TO DO: Write out the listing from the line with "Convert this chart to Plotly code." to the line with "import plotly.graph_objects as go", both lines included, exactly and nothing beyond. Leave pictures out.

DATASET RECORDS:
———

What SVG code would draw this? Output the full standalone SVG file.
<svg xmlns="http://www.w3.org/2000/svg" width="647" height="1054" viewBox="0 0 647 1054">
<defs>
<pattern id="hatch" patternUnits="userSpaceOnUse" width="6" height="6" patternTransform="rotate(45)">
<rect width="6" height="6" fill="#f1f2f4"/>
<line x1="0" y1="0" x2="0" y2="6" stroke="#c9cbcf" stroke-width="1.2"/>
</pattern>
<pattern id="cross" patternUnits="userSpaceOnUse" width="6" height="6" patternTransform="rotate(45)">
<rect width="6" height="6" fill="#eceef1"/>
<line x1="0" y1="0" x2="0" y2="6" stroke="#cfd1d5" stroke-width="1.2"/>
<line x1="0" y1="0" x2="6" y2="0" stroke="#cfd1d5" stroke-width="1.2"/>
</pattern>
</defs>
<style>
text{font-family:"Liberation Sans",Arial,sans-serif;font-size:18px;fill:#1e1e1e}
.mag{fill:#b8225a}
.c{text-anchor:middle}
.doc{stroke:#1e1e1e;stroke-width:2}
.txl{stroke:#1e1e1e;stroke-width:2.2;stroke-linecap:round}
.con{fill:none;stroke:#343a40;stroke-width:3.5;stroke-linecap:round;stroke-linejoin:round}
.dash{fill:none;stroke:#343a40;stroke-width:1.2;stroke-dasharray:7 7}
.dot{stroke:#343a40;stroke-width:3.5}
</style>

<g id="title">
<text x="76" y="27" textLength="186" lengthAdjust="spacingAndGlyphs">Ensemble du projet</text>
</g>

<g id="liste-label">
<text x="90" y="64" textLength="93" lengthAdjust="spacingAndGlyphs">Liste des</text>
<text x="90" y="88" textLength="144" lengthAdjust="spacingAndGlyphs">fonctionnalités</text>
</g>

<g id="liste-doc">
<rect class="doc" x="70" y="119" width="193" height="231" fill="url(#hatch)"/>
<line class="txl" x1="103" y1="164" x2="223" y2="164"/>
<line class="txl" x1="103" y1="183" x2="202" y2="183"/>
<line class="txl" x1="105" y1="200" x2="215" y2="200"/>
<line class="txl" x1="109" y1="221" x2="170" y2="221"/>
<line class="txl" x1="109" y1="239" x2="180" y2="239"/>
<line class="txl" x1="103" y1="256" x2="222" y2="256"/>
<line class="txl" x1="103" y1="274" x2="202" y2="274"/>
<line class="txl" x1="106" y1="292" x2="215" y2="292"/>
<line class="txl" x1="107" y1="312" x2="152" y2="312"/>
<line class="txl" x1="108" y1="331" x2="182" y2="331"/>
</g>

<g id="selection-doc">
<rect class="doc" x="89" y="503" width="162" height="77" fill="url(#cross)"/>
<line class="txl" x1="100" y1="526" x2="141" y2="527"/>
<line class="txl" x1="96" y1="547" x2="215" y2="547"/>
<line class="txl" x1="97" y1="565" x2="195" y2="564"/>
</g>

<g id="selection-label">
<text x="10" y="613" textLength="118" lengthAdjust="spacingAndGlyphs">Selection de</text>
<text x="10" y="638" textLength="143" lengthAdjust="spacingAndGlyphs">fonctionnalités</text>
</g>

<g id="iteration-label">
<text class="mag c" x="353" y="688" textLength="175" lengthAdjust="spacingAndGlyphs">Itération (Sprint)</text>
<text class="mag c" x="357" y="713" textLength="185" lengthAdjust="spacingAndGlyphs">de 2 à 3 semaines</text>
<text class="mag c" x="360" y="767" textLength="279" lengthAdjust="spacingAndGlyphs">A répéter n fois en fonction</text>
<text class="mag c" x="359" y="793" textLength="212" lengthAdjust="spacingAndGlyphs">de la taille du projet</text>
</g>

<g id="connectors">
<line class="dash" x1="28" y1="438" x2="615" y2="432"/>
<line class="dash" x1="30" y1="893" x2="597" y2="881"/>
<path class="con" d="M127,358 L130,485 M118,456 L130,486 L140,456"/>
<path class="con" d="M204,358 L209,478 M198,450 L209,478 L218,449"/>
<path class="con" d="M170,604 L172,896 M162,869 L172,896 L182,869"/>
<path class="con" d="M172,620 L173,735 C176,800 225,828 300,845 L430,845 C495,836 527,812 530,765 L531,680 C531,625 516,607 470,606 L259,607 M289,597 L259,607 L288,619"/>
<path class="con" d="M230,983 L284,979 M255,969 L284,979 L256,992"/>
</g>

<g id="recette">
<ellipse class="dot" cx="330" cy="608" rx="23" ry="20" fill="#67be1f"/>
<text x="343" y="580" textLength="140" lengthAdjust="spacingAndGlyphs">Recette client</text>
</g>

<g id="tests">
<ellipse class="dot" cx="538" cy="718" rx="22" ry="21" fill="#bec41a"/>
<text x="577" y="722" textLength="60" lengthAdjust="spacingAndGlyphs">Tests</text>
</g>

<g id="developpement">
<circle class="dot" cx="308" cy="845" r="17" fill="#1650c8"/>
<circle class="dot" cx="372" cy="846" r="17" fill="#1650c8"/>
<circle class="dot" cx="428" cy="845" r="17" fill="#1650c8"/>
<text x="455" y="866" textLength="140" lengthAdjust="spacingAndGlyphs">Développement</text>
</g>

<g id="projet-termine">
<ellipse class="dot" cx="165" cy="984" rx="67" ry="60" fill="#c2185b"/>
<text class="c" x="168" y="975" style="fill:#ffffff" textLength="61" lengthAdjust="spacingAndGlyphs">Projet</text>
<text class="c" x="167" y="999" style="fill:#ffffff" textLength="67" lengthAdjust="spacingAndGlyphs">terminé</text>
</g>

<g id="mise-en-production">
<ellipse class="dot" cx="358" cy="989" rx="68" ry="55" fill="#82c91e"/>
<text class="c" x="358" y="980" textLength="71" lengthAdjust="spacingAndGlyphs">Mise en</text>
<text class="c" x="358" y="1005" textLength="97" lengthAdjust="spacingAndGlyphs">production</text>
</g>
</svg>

———

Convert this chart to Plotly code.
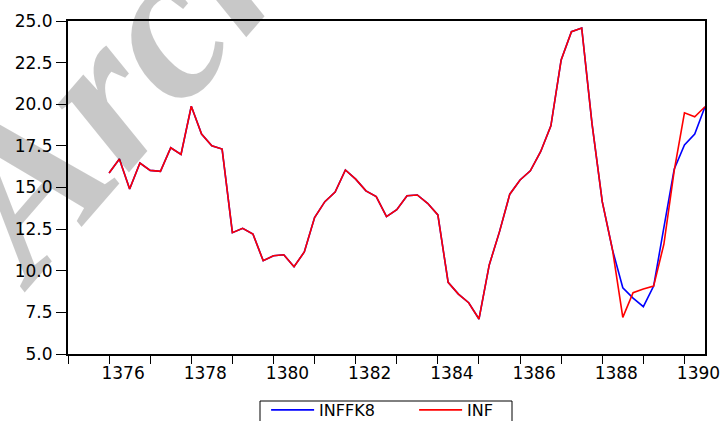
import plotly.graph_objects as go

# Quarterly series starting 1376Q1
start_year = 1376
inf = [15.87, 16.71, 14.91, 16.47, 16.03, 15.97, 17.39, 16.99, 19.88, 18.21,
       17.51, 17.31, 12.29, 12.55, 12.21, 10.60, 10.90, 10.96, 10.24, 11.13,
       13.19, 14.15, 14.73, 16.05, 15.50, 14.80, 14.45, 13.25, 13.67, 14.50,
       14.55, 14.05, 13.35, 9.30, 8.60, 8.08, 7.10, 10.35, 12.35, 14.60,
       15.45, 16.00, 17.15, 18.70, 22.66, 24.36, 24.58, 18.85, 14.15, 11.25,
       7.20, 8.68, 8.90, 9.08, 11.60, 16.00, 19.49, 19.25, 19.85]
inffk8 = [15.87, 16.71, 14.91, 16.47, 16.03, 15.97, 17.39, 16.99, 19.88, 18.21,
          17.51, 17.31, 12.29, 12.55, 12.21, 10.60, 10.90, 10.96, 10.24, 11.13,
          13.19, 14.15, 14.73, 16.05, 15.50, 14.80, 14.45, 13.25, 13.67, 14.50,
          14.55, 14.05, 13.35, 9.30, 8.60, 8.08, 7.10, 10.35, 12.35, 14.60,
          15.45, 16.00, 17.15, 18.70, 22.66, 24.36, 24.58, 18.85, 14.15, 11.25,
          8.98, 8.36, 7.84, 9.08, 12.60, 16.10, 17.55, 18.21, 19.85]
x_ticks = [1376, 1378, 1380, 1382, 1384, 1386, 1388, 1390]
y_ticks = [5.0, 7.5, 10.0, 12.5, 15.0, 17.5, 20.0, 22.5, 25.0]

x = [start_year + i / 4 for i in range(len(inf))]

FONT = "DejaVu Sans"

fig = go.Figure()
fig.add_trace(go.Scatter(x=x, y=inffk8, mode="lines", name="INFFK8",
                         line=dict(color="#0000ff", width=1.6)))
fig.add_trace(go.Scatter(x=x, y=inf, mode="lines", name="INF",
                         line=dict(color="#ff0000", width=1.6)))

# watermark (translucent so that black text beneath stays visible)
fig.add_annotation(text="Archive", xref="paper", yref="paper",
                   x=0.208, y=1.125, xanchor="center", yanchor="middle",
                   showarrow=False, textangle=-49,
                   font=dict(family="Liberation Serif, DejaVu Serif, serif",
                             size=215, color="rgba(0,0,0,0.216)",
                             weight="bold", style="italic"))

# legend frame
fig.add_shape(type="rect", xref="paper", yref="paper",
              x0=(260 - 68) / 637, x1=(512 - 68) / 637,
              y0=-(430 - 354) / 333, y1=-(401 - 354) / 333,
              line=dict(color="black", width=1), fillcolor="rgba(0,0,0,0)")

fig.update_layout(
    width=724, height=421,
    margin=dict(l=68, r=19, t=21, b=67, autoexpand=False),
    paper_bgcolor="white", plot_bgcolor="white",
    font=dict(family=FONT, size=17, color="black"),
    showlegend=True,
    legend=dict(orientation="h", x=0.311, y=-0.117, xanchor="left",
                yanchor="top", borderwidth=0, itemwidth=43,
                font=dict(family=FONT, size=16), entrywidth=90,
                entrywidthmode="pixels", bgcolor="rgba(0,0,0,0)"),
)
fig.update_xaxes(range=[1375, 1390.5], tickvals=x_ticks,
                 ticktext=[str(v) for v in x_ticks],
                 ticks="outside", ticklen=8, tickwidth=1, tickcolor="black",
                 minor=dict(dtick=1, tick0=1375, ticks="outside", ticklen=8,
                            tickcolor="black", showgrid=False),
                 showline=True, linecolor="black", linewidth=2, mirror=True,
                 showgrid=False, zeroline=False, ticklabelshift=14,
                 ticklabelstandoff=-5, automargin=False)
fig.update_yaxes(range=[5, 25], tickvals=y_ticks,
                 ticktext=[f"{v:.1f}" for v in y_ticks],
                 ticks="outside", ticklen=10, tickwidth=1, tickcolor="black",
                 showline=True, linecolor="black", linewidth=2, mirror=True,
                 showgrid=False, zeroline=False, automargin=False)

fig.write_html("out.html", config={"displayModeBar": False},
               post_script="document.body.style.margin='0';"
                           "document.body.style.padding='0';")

———

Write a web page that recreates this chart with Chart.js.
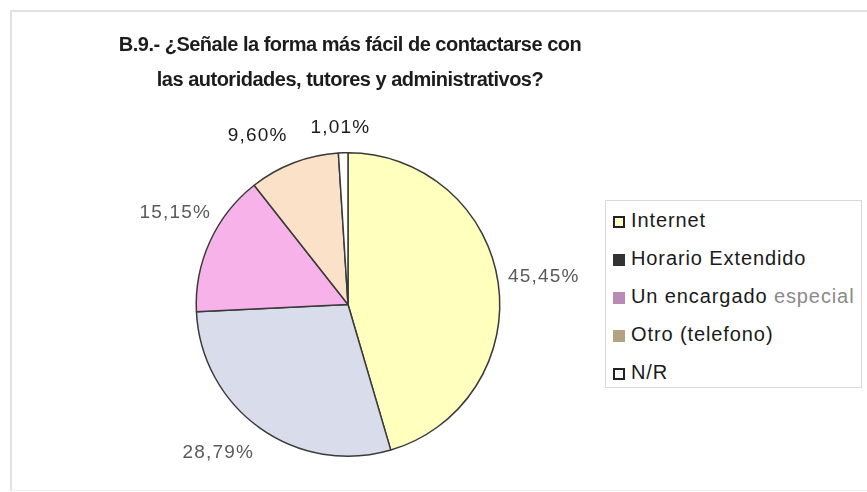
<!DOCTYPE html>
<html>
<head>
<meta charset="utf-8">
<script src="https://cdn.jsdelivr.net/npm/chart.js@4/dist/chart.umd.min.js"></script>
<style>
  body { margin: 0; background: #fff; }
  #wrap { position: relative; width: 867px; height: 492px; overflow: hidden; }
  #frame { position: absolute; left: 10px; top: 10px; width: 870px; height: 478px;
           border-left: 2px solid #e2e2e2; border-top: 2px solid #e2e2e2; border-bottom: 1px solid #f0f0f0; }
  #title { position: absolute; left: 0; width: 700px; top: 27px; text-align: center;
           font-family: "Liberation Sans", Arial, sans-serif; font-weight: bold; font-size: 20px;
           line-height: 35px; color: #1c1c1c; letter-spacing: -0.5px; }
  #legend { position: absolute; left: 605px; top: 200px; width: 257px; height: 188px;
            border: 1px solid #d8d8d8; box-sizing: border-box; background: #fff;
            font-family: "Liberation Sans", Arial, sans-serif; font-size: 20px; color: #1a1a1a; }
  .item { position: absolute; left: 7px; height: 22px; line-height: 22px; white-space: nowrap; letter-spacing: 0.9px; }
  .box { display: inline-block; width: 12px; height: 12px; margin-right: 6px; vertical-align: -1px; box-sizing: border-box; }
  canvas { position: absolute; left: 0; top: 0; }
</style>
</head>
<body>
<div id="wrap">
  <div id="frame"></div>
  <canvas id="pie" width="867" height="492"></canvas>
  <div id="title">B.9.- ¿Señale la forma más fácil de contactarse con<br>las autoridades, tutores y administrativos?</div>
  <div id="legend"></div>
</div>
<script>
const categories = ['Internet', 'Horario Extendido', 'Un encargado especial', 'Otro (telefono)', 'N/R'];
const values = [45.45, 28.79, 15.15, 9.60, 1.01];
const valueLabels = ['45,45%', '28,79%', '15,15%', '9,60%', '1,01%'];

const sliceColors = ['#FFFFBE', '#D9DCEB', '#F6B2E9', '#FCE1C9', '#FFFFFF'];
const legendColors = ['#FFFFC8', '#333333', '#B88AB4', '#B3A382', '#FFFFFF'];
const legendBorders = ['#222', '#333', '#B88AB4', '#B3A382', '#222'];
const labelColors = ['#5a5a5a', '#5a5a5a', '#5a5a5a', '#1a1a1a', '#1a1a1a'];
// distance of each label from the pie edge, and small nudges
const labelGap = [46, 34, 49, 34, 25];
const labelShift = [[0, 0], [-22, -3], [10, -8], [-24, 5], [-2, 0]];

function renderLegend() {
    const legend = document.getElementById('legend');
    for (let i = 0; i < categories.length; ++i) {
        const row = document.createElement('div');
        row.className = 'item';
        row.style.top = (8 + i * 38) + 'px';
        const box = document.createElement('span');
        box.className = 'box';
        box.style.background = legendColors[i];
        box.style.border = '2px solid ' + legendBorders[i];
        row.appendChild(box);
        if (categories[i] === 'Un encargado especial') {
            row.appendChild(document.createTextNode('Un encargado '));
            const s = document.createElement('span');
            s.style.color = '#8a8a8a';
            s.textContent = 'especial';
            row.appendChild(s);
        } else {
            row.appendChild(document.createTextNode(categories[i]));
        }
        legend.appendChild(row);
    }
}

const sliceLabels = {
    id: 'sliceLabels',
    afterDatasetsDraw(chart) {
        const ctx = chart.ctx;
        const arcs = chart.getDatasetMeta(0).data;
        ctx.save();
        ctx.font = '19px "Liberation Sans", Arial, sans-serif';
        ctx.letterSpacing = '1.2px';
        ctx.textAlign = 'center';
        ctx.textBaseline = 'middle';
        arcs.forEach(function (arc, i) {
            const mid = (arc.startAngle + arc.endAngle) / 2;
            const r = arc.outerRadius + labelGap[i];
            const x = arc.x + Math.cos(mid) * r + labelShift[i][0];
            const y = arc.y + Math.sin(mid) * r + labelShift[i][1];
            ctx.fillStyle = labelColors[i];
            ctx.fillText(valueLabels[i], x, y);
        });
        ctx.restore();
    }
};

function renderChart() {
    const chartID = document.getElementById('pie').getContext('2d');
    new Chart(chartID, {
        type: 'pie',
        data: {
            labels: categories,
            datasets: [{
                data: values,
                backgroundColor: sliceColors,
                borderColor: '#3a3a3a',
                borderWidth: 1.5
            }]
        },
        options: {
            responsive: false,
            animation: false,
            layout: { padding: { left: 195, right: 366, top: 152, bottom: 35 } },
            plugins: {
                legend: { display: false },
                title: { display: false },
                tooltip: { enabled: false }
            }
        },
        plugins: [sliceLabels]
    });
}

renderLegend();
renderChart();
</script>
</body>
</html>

———

REPLY TO THE TASK:
Convert this chart to Plotly code.
import plotly.graph_objects as go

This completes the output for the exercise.